# Female Friends



## froggy (Oct 2, 2015)

My husband has many many many female friends. This has been a problem since we started dating as he cannot set boundaries with his "gaggle" and they often overstep what I feel is appropriate behavior. My husband is growing increasingly angry with me and says I am ruining his friendships. He rarely talks to or hangs out with his male friends. However, he spends hours a day texting, calling, and emailing his girl friends. I once counted over 100 texts to a girl friend in one day that he did while he was at work. His girl friends have never made a point to reach out to me or include me in their friendships with my spouse. When I have met them in person, they are very sweet and nice when he is there, but as soon as it's just them and me, they are cold, distant, openly criticizing me, and make jokes at my expense. When I tried to tell my spouse this he doesn't believe me because of how they act when he is around. His girl friends used to give him relationship advice about us before we got married which he would then throw in my face. I don't know if they still do this or if he just doesn't say anything.

We cannot take any vacations without having to meet up with one of his girl friends. Am I so horrible for wanting a vacation and time alone with my husband? I don't even get excited about taking trips with him anymore because I know he's going to say one of his girl friends lives there and why don't we meet up with her and hang out?

He has one girl friend who he talks about constantly and they talk on the phone every day. According to him she has done everything and been to every continent on this planet. We cannot do anything without him saying, "yeah sue has been to egypt, she rode camels and had a private artifact dig inside the pyramids", "did I tell you sue went skydiving", "sue speaks 5 foreign languages and got to meet the president", "sue went to antartica and spent time researching whales". I am so sick of hearing about all the unbelievable things that sue has done. Anytime i try to bring up something fun or exciting for us to do, he has to respond that sue did that and i guarantee you its bigger and better than what i did or had planned. Am I that boring to him? When he talks on the phone to her he is outgoing, funny, tells her about his day. He hasn't spoken with me like that since we were dating. 
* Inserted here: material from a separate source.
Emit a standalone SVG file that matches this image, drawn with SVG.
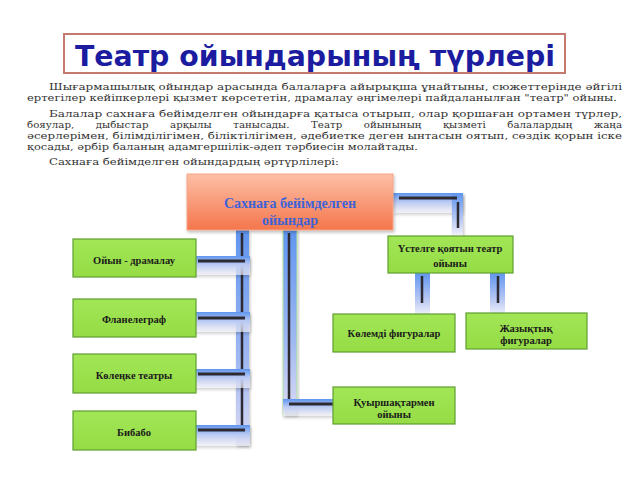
<svg xmlns="http://www.w3.org/2000/svg" width="640" height="480" viewBox="0 0 640 480">
<defs>
<linearGradient id="gMain" x1="0" y1="0" x2="0" y2="1">
<stop offset="0" stop-color="#fdbfa6"/><stop offset="1" stop-color="#f4764c"/>
</linearGradient>
<linearGradient id="gGreen" x1="0" y1="0" x2="0" y2="1">
<stop offset="0" stop-color="#a2e656"/><stop offset="1" stop-color="#95dc45"/>
</linearGradient>
<linearGradient id="gH" x1="0" y1="0" x2="0" y2="1">
<stop offset="0" stop-color="#5f95ee"/><stop offset="0.45" stop-color="#b9c9f3"/><stop offset="1" stop-color="#f6f4fc" stop-opacity="0.6"/>
</linearGradient>
<linearGradient id="gV" x1="0" y1="0" x2="0" y2="1">
<stop offset="0" stop-color="#5f95ee"/><stop offset="0.6" stop-color="#9fb8f2"/><stop offset="1" stop-color="#dcdaf4"/>
</linearGradient>
<linearGradient id="gVs" x1="0" y1="0" x2="0" y2="1">
<stop offset="0" stop-color="#5f95ee"/><stop offset="0.6" stop-color="#b6c7f3"/><stop offset="1" stop-color="#f4f2fb"/>
</linearGradient>
<filter id="sh" x="-20%" y="-20%" width="140%" height="150%">
<feDropShadow dx="1" dy="2" stdDeviation="1.5" flood-color="#000" flood-opacity="0.25"/>
</filter>
</defs>
<style>
.para{font-family:"DejaVu Serif","Liberation Serif",serif;font-size:9.5px;fill:#333}
.box{fill:url(#gGreen);stroke:#5f9e31;stroke-width:1.2}
.lbl{font-family:"Liberation Serif","Times New Roman",serif;font-weight:bold;font-size:10.5px;fill:#1a1a1a;text-anchor:middle}
.ln{stroke:#2e2a33;stroke-width:3;stroke-linecap:butt}
.lv{stroke:#2e2a33;stroke-width:2.5}
.bh{fill:url(#gH)}
.bv{fill:url(#gV)}
</style>
<rect width="640" height="480" fill="#fff"/>

<g id="title">
<rect x="64" y="34" width="501" height="39" fill="#fff" stroke="#c47a6e" stroke-width="2"/>
<text x="315" y="66" text-anchor="middle" textLength="480" lengthAdjust="spacingAndGlyphs" style="font-family:'DejaVu Sans','Liberation Sans',sans-serif;font-weight:bold;font-size:28px;fill:#1c1ca0">Театр ойындарының түрлері</text>
</g>

<g id="paragraph">
<text class="para" x="49" y="90" textLength="573" lengthAdjust="spacingAndGlyphs">Шығармашылық ойындар арасында балаларға айырықша ұнайтыны, сюжеттерінде әйгілі</text>
<text class="para" x="27" y="101" textLength="590" lengthAdjust="spacingAndGlyphs">ертегілер кейіпкерлері қызмет көрсететін, драмалау әңгімелері пайдаланылған "театр" ойыны.</text>
<text class="para" x="49" y="117" textLength="573" lengthAdjust="spacingAndGlyphs">Балалар сахнаға бейімделген ойындарға қатыса отырып, олар қоршаған ортамен түрлер,</text>
<text class="para" x="27" y="128" textLength="595" lengthAdjust="spacingAndGlyphs" word-spacing="17">бояулар, дыбыстар арқылы танысады. Театр ойынының қызметі балалардың жаңа</text>
<text class="para" x="27" y="139" textLength="595" lengthAdjust="spacingAndGlyphs">әсерлерімен, білімділігімен, біліктілігімен, әдебиетке деген ынтасын оятып, сөздік қорын іске</text>
<text class="para" x="27" y="150" textLength="391" lengthAdjust="spacingAndGlyphs">қосады, әрбір баланың адамгершілік-әдеп тәрбиесін молайтады.</text>
<text class="para" x="49" y="165" textLength="290" lengthAdjust="spacingAndGlyphs">Сахнаға бейімделген ойындардың әртүрлілері:</text>
</g>

<g id="connectors">
<rect class="bv" x="236" y="230" width="13" height="215" filter="url(#sh)"/>
<line class="lv" x1="242" y1="233" x2="242" y2="430"/>
<rect class="bv" x="283" y="230" width="14" height="184" stroke="#b4e3a0" stroke-width="1" filter="url(#sh)"/>
<line class="lv" x1="289" y1="233" x2="289" y2="404"/>
<rect class="bh" x="283" y="399" width="55" height="17" filter="url(#sh)"/>
<line class="ln" x1="289" y1="404" x2="333" y2="404"/>
<rect class="bh" x="193" y="256" width="57" height="19" filter="url(#sh)"/>
<line class="ln" x1="198" y1="261" x2="245" y2="261"/>
<rect class="bh" x="193" y="312" width="57" height="20" filter="url(#sh)"/>
<line class="ln" x1="198" y1="318" x2="245" y2="318"/>
<rect class="bh" x="193" y="369" width="57" height="19" filter="url(#sh)"/>
<line class="ln" x1="198" y1="374" x2="245" y2="374"/>
<rect class="bh" x="193" y="425" width="57" height="21" filter="url(#sh)"/>
<line class="ln" x1="198" y1="430" x2="245" y2="430"/>
<rect class="bh" x="393" y="193" width="70" height="20" filter="url(#sh)"/>
<rect x="452" y="193" width="11" height="43" fill="url(#gVs)" filter="url(#sh)"/>
<line class="ln" x1="399" y1="198" x2="457" y2="198"/>
<line class="lv" x1="458" y1="202" x2="458" y2="228"/>
<rect x="415" y="273" width="15" height="43" fill="url(#gVs)"/>
<line class="lv" x1="422" y1="276" x2="422" y2="303"/>
<rect x="490" y="273" width="15" height="43" fill="url(#gVs)"/>
<line class="lv" x1="498" y1="276" x2="498" y2="303"/>
</g>

<g id="main">
<rect x="187" y="174" width="206" height="56" fill="url(#gMain)" stroke="#f7a488" stroke-width="1" filter="url(#sh)"/>
<text x="290" y="208" text-anchor="middle" style="font-family:'Liberation Serif',serif;font-weight:bold;font-size:14px;fill:#3d63d6">Сахнаға бейімделген</text>
<text x="290" y="225" text-anchor="middle" style="font-family:'Liberation Serif',serif;font-weight:bold;font-size:14px;fill:#3d63d6">ойындар</text>
</g>

<g id="n-oiyn">
<rect class="box" x="73" y="239" width="123" height="38"/>
<text class="lbl" x="134" y="264">Ойын - драмалау</text>
</g>
<g id="n-flanel">
<rect class="box" x="73" y="299" width="123" height="38"/>
<text class="lbl" x="134" y="323">Фланелеграф</text>
</g>
<g id="n-kolenke">
<rect class="box" x="73" y="354" width="123" height="39"/>
<text class="lbl" x="134" y="379">Көлеңке театры</text>
</g>
<g id="n-bibabo">
<rect class="box" x="73" y="411" width="123" height="39"/>
<text class="lbl" x="134" y="436">Бибабо</text>
</g>
<g id="n-ustel">
<rect class="box" x="388" y="236" width="125" height="37"/>
<text class="lbl" x="450" y="252">Үстелге қоятын театр</text>
<text class="lbl" x="450" y="267">ойыны</text>
</g>
<g id="n-kolemdi">
<rect class="box" x="333" y="314" width="122" height="38"/>
<text class="lbl" x="394" y="337">Көлемді фигуралар</text>
</g>
<g id="n-zhazyk">
<rect class="box" x="466" y="313" width="121" height="36"/>
<text class="lbl" x="526" y="332">Жазықтық</text>
<text class="lbl" x="526" y="344">фигуралар</text>
</g>
<g id="n-kuyr">
<rect class="box" x="333" y="387" width="122" height="37"/>
<text class="lbl" x="394" y="406">Қуыршақтармен</text>
<text class="lbl" x="394" y="418">ойыны</text>
</g>
</svg>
Another one of his "gaggle" I recently found out he had dated while we were separated several years ago. When we got back together, she was a huge problem. He still went out to dinner alone with her, and at one point told me they were taking a road trip out of state to look at new cars because she has a friend who owns a dealership there. I of course, was not invited, and it was going to be an overnight trip. I put my foot down and said he could not go on the trip with her or I was leaving. He didn't go with her but still makes it clear that I ruined this friendship. A few months ago I saw him texting this same girl and found out he had been calling her multiple times a day and was planning to meet her for lunch. He had not told me anything about it, and when I confronted him about it, he lied and said she had only called him one time and he wasn't planning on meeting up with her. 

And yet, another member of his gaggle used to call him several times a day because she was divorcing her husband. We would be out on a date and she would call him crying about how depressed she was. One night was really bad and she had been calling him every ten minutes and he didn't answer his phone. We were about to make love and were in bed when his doorbell rang and it was her. She had driven over to his house because he wouldn't answer his phone. He jumped out of bed and went to the front door and they talked for about half an hour. When I got upset he got mad at me and said he had been friends with her for 25 years and he wasn't going to give up her friendship. 

My husband tells me all the time that I have ran off his friends and cost him friendships. I have no problems at all with him hanging out with his male friends and encourage it. We have several couples that he is friends with that we do stuff with together as a group and I encourage him to make plans. I just want him to set boundaries with his girl friends and respect my feelings. Am I being unrealistic?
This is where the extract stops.